Mentoring can take on many different forms. For example, when students work for you during the summer you can assume the role of mentor in addition to that of supervisor. While purists would argue that a supervisor cannot be a mentor, I know from experience this not to be the case. A supervisor can take on many roles depending on the way he or she engages employees.
Young people in their first jobs have much to learn. Not only are they acquiring skills and knowledge of a particular industry and the job they are assigned, they are ripe to learn soft skills, too. Soft skill development provides countless mentoring opportunities.
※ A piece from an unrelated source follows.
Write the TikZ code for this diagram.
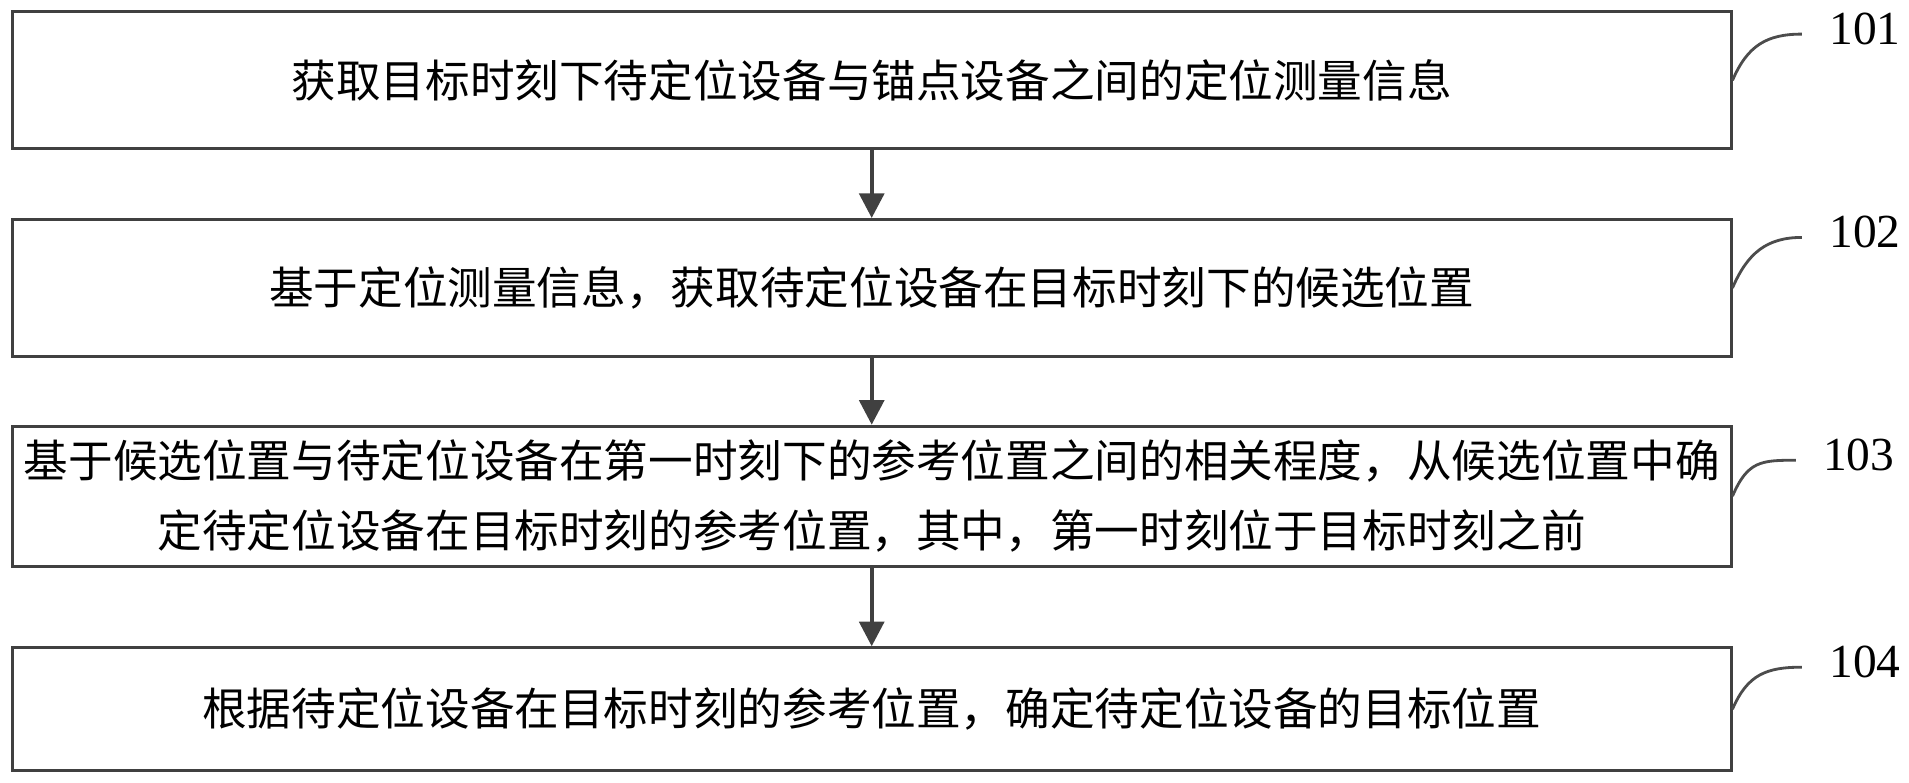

One student I worked with was especially open to learning how to work with clients we served. He asked a lot of questions as he shadowed staff. I explained to him why we dealt with issues in a certain way. We talked about the long-term consequences of each and every conversation. We talked about results and repercussions of every action taken.
Over time, he began to ask about “how he came off” to others. He was concerned about his appearance, demeanor, and even his speaking ability as it related to the work environment.
We had meaningful conversations about work ethic and what makes someone a sought-after employee. Throughout the summer, this student/employee became more and more adept in working with others and in serving our clients. At the end of the summer when he was leaving to return to school, he was grateful for the opportunity to work with me and my staff. And we had become quite attached to this up and coming professional. We followed his career – he came back often to visit – and to ask our opinion on various steps he was considering for his future. We had developed a sincere mentorship relationship.
As the hiring manager I found the conversations invigorating. I began reminiscing about men and women who had mentored me along the way. I thought about ways they helped guide me; and I used that knowledge to develop my own ability as a mentor to the student/employee. I was reminded of a time when my job did not come as easy – when I had much to learn. I remembered being eager to mimic professionals whom I viewed as successful. All these memories triggered in me the passion for helping another achieve his career goals. It was at that point I became aware of what I truly had to offer – a wealth of life and professional experiences, expertise, knowledge, and skills. But mostly, I could offer enthusiasm and support for the budding professional.
A mentoring relationship is almost always beneficial to both the mentor and the mentee. Mentoring a student employee is a bonus!
I encourage you to provide for your student employees, more than just instruction on doing the job for which they were hired. Help them begin to develop life-long skills – and in the process you may find that you benefit more than your student employee.